- Set problem: Omit all images, then return the remaining material exactly as it stands.

- Recorded data:
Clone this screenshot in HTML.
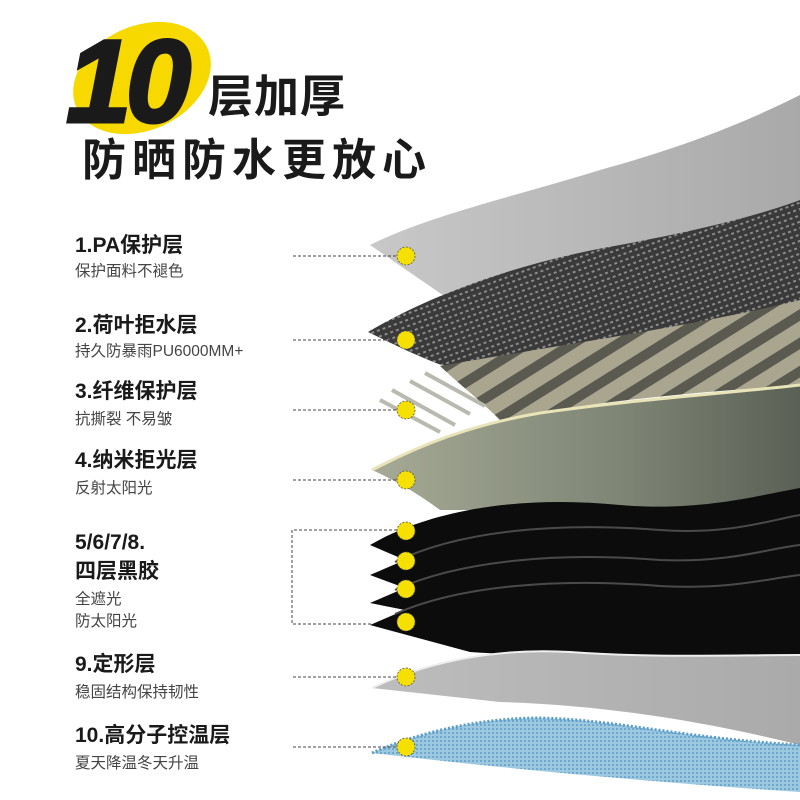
<!DOCTYPE html>
<html><head><meta charset="utf-8"><style>
html,body{margin:0;padding:0;background:#fff}
body{width:800px;height:800px;position:relative;overflow:hidden;font-family:"Liberation Sans","Noto Sans CJK SC",sans-serif}
.t{position:absolute;left:75px;font-size:21px;color:#1a1a1a;font-weight:bold;white-space:nowrap;line-height:1}
.s{position:absolute;left:75px;font-size:15.5px;color:#444;white-space:nowrap;line-height:1}
</style></head><body>
<svg width="800" height="800" style="position:absolute;left:0;top:0">
<defs>
<pattern id="mesh" width="6" height="6" patternUnits="userSpaceOnUse" patternTransform="rotate(-20)">
<rect width="6" height="6" fill="#3a3a3a"/><rect x="1" y="1" width="3" height="2" fill="#8a8a8a"/></pattern>
<pattern id="blue" width="4" height="4" patternUnits="userSpaceOnUse">
<rect width="4" height="4" fill="#9cc8e0"/><rect x="0" y="0" width="2" height="2" fill="#6fa8cc"/></pattern>
<pattern id="strip" width="24" height="10" patternUnits="userSpaceOnUse" patternTransform="rotate(58)">
<rect width="24" height="10" fill="#5a5a50"/><rect width="14" height="10" fill="#a9a58e"/></pattern>
<linearGradient id="g1" x1="0" y1="0" x2="1" y2="0"><stop offset="0" stop-color="#c8c8c8"/><stop offset="1" stop-color="#a9a9a9"/></linearGradient>
<linearGradient id="g4" x1="0" y1="0" x2="1" y2="0"><stop offset="0" stop-color="#a6aa96"/><stop offset="0.6" stop-color="#7d8474"/><stop offset="1" stop-color="#5a6055"/></linearGradient>
<linearGradient id="g9" x1="0" y1="0" x2="1" y2="0"><stop offset="0" stop-color="#bdbdbd"/><stop offset="1" stop-color="#aaaaaa"/></linearGradient>
</defs>
<!-- layer1 gray -->
<path d="M370 245 C430 215 520 195 600 170 C680 148 740 125 800 95 L800 210 L450 300 Z" fill="url(#g1)"/>
<!-- layer2 mesh -->
<path d="M368 332 C430 295 520 262 620 245 C700 230 760 215 800 200 L800 310 C700 330 560 350 460 372 C420 358 395 345 368 332 Z" fill="url(#mesh)"/>
<!-- strips region -->
<path d="M440 366 C560 345 700 325 800 300 L800 385 C700 392 600 400 500 420 C480 400 460 385 440 366 Z" fill="url(#strip)"/>
<g stroke="#b9b9b0" stroke-width="4"><line x1="380" y1="400" x2="440" y2="432"/><line x1="392" y1="390" x2="455" y2="425"/><line x1="410" y1="381" x2="470" y2="414"/><line x1="425" y1="373" x2="485" y2="406"/></g>
<!-- layer4 green -->
<path d="M372 470 C420 445 470 425 540 413 C630 400 720 394 800 385 L800 510 L440 510 C420 495 395 480 372 470 Z" fill="url(#g4)"/>
<path d="M372 470 C420 445 470 425 540 413 C630 400 720 394 800 385" fill="none" stroke="#e8e4b8" stroke-width="3"/>
<!-- black layers -->
<path d="M370 545 C430 510 520 495 620 505 C700 512 760 495 800 488 L800 665 C700 660 560 658 470 652 L370 625 L405 610 L370 603 L405 588 L370 575 L405 560 Z" fill="#0c0c0c"/>
<g fill="none" stroke="#4a4a4a" stroke-width="2">
<path d="M395 562 C460 530 560 522 660 530 C730 535 770 520 800 515"/>
<path d="M395 590 C460 560 560 552 660 560 C730 563 770 548 800 545"/>
<path d="M395 614 C460 585 560 578 660 586 C730 590 770 578 800 575"/>
</g>
<!-- layer9 gray -->
<path d="M372 688 C430 660 500 648 570 652 C650 658 730 655 800 655 L800 745 C700 720 600 705 500 702 Z" fill="url(#g9)"/>
<path d="M372 688 C430 660 500 648 570 652 C650 658 730 655 800 655" fill="none" stroke="#eee" stroke-width="2"/>
<!-- layer10 blue -->
<path d="M372 753 C420 732 480 718 540 718 C620 720 680 738 800 745 L800 792 C650 782 500 768 372 753 Z" fill="url(#blue)"/>
<path d="M372 753 C420 732 480 718 540 718 C620 720 680 738 800 745" fill="none" stroke="#5a9ec8" stroke-width="3" stroke-dasharray="2 2"/>
<!-- dashes -->
<g stroke="#444" stroke-width="1" stroke-dasharray="3 2" fill="none">
<line x1="293" y1="256" x2="397" y2="256"/>
<line x1="293" y1="340" x2="397" y2="340"/>
<line x1="293" y1="410" x2="397" y2="410"/>
<line x1="293" y1="480" x2="397" y2="480"/>
<path d="M397 530 H292 V624 H372"/>
<line x1="293" y1="677" x2="397" y2="677"/>
<line x1="293" y1="747" x2="397" y2="747"/>
</g>
<g fill="#f5e000" stroke="#555" stroke-width="0.8" stroke-dasharray="2 1.5">
<circle cx="406" cy="256" r="9"/><circle cx="406" cy="340" r="9"/><circle cx="406" cy="410" r="9"/><circle cx="406" cy="480" r="9"/>
<circle cx="406" cy="531" r="9"/><circle cx="406" cy="561" r="9"/><circle cx="406" cy="589" r="9"/><circle cx="406" cy="622" r="9"/>
<circle cx="406" cy="677" r="9"/><circle cx="406" cy="747" r="9"/>
</g>
<!-- title -->
<ellipse cx="142" cy="78" rx="72" ry="52" transform="rotate(-25 142 78)" fill="#f7d900"/>
<text x="66" y="122" font-family="Liberation Sans,sans-serif" font-size="118" font-weight="bold" font-style="italic" fill="#1a1a1a" letter-spacing="-6" stroke="#1a1a1a" stroke-width="3">10</text>
</svg>
<div style="position:absolute;left:208px;top:74px;font-size:45px;font-weight:bold;color:#1a1a1a;line-height:1;letter-spacing:1px">层加厚</div>
<div style="position:absolute;left:82px;top:139px;font-size:44px;font-weight:bold;color:#1a1a1a;line-height:1;letter-spacing:6px">防晒防水更放心</div>
<div class="t" style="top:235px">1.PA保护层</div><div class="s" style="top:264px">保护面料不褪色</div>
<div class="t" style="top:315px">2.荷叶拒水层</div><div class="s" style="top:344px">持久防暴雨PU6000MM+</div>
<div class="t" style="top:381px">3.纤维保护层</div><div class="s" style="top:412px">抗撕裂 不易皱</div>
<div class="t" style="top:450px">4.纳米拒光层</div><div class="s" style="top:481px">反射太阳光</div>
<div class="t" style="top:532px">5/6/7/8.</div><div class="t" style="top:561px">四层黑胶</div>
<div class="s" style="top:592px">全遮光</div><div class="s" style="top:614px">防太阳光</div>
<div class="t" style="top:654px">9.定形层</div><div class="s" style="top:685px">稳固结构保持韧性</div>
<div class="t" style="top:725px">10.高分子控温层</div><div class="s" style="top:756px">夏天降温冬天升温</div>
</body></html>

- Answer to this task:
Clone this screenshot in HTML.
<!DOCTYPE html>
<html><head><meta charset="utf-8"><style>
html,body{margin:0;padding:0;background:#fff}
body{width:800px;height:800px;position:relative;overflow:hidden;font-family:"Liberation Sans","Noto Sans CJK SC",sans-serif}
.t{position:absolute;left:75px;font-size:21px;color:#1a1a1a;font-weight:bold;white-space:nowrap;line-height:1}
.s{position:absolute;left:75px;font-size:15.5px;color:#444;white-space:nowrap;line-height:1}
</style></head><body>
<svg width="800" height="800" style="position:absolute;left:0;top:0">
<defs>
<pattern id="mesh" width="6" height="6" patternUnits="userSpaceOnUse" patternTransform="rotate(-20)">
<rect width="6" height="6" fill="#3a3a3a"/><rect x="1" y="1" width="3" height="2" fill="#8a8a8a"/></pattern>
<pattern id="blue" width="4" height="4" patternUnits="userSpaceOnUse">
<rect width="4" height="4" fill="#9cc8e0"/><rect x="0" y="0" width="2" height="2" fill="#6fa8cc"/></pattern>
<pattern id="strip" width="24" height="10" patternUnits="userSpaceOnUse" patternTransform="rotate(58)">
<rect width="24" height="10" fill="#5a5a50"/><rect width="14" height="10" fill="#a9a58e"/></pattern>
<linearGradient id="g1" x1="0" y1="0" x2="1" y2="0"><stop offset="0" stop-color="#c8c8c8"/><stop offset="1" stop-color="#a9a9a9"/></linearGradient>
<linearGradient id="g4" x1="0" y1="0" x2="1" y2="0"><stop offset="0" stop-color="#a6aa96"/><stop offset="0.6" stop-color="#7d8474"/><stop offset="1" stop-color="#5a6055"/></linearGradient>
<linearGradient id="g9" x1="0" y1="0" x2="1" y2="0"><stop offset="0" stop-color="#bdbdbd"/><stop offset="1" stop-color="#aaaaaa"/></linearGradient>
</defs>
<!-- layer1 gray -->
<path d="M370 245 C430 215 520 195 600 170 C680 148 740 125 800 95 L800 210 L450 300 Z" fill="url(#g1)"/>
<!-- layer2 mesh -->
<path d="M368 332 C430 295 520 262 620 245 C700 230 760 215 800 200 L800 310 C700 330 560 350 460 372 C420 358 395 345 368 332 Z" fill="url(#mesh)"/>
<!-- strips region -->
<path d="M440 366 C560 345 700 325 800 300 L800 385 C700 392 600 400 500 420 C480 400 460 385 440 366 Z" fill="url(#strip)"/>
<g stroke="#b9b9b0" stroke-width="4"><line x1="380" y1="400" x2="440" y2="432"/><line x1="392" y1="390" x2="455" y2="425"/><line x1="410" y1="381" x2="470" y2="414"/><line x1="425" y1="373" x2="485" y2="406"/></g>
<!-- layer4 green -->
<path d="M372 470 C420 445 470 425 540 413 C630 400 720 394 800 385 L800 510 L440 510 C420 495 395 480 372 470 Z" fill="url(#g4)"/>
<path d="M372 470 C420 445 470 425 540 413 C630 400 720 394 800 385" fill="none" stroke="#e8e4b8" stroke-width="3"/>
<!-- black layers -->
<path d="M370 545 C430 510 520 495 620 505 C700 512 760 495 800 488 L800 665 C700 660 560 658 470 652 L370 625 L405 610 L370 603 L405 588 L370 575 L405 560 Z" fill="#0c0c0c"/>
<g fill="none" stroke="#4a4a4a" stroke-width="2">
<path d="M395 562 C460 530 560 522 660 530 C730 535 770 520 800 515"/>
<path d="M395 590 C460 560 560 552 660 560 C730 563 770 548 800 545"/>
<path d="M395 614 C460 585 560 578 660 586 C730 590 770 578 800 575"/>
</g>
<!-- layer9 gray -->
<path d="M372 688 C430 660 500 648 570 652 C650 658 730 655 800 655 L800 745 C700 720 600 705 500 702 Z" fill="url(#g9)"/>
<path d="M372 688 C430 660 500 648 570 652 C650 658 730 655 800 655" fill="none" stroke="#eee" stroke-width="2"/>
<!-- layer10 blue -->
<path d="M372 753 C420 732 480 718 540 718 C620 720 680 738 800 745 L800 792 C650 782 500 768 372 753 Z" fill="url(#blue)"/>
<path d="M372 753 C420 732 480 718 540 718 C620 720 680 738 800 745" fill="none" stroke="#5a9ec8" stroke-width="3" stroke-dasharray="2 2"/>
<!-- dashes -->
<g stroke="#444" stroke-width="1" stroke-dasharray="3 2" fill="none">
<line x1="293" y1="256" x2="397" y2="256"/>
<line x1="293" y1="340" x2="397" y2="340"/>
<line x1="293" y1="410" x2="397" y2="410"/>
<line x1="293" y1="480" x2="397" y2="480"/>
<path d="M397 530 H292 V624 H372"/>
<line x1="293" y1="677" x2="397" y2="677"/>
<line x1="293" y1="747" x2="397" y2="747"/>
</g>
<g fill="#f5e000" stroke="#555" stroke-width="0.8" stroke-dasharray="2 1.5">
<circle cx="406" cy="256" r="9"/><circle cx="406" cy="340" r="9"/><circle cx="406" cy="410" r="9"/><circle cx="406" cy="480" r="9"/>
<circle cx="406" cy="531" r="9"/><circle cx="406" cy="561" r="9"/><circle cx="406" cy="589" r="9"/><circle cx="406" cy="622" r="9"/>
<circle cx="406" cy="677" r="9"/><circle cx="406" cy="747" r="9"/>
</g>
<!-- title -->
<ellipse cx="142" cy="78" rx="72" ry="52" transform="rotate(-25 142 78)" fill="#f7d900"/>
<text x="66" y="122" font-family="Liberation Sans,sans-serif" font-size="118" font-weight="bold" font-style="italic" fill="#1a1a1a" letter-spacing="-6" stroke="#1a1a1a" stroke-width="3">10</text>
</svg>
<div style="position:absolute;left:208px;top:74px;font-size:45px;font-weight:bold;color:#1a1a1a;line-height:1;letter-spacing:1px">层加厚</div>
<div style="position:absolute;left:82px;top:139px;font-size:44px;font-weight:bold;color:#1a1a1a;line-height:1;letter-spacing:6px">防晒防水更放心</div>
<div class="t" style="top:235px">1.PA保护层</div><div class="s" style="top:264px">保护面料不褪色</div>
<div class="t" style="top:315px">2.荷叶拒水层</div><div class="s" style="top:344px">持久防暴雨PU6000MM+</div>
<div class="t" style="top:381px">3.纤维保护层</div><div class="s" style="top:412px">抗撕裂 不易皱</div>
<div class="t" style="top:450px">4.纳米拒光层</div><div class="s" style="top:481px">反射太阳光</div>
<div class="t" style="top:532px">5/6/7/8.</div><div class="t" style="top:561px">四层黑胶</div>
<div class="s" style="top:592px">全遮光</div><div class="s" style="top:614px">防太阳光</div>
<div class="t" style="top:654px">9.定形层</div><div class="s" style="top:685px">稳固结构保持韧性</div>
<div class="t" style="top:725px">10.高分子控温层</div><div class="s" style="top:756px">夏天降温冬天升温</div>
</body></html>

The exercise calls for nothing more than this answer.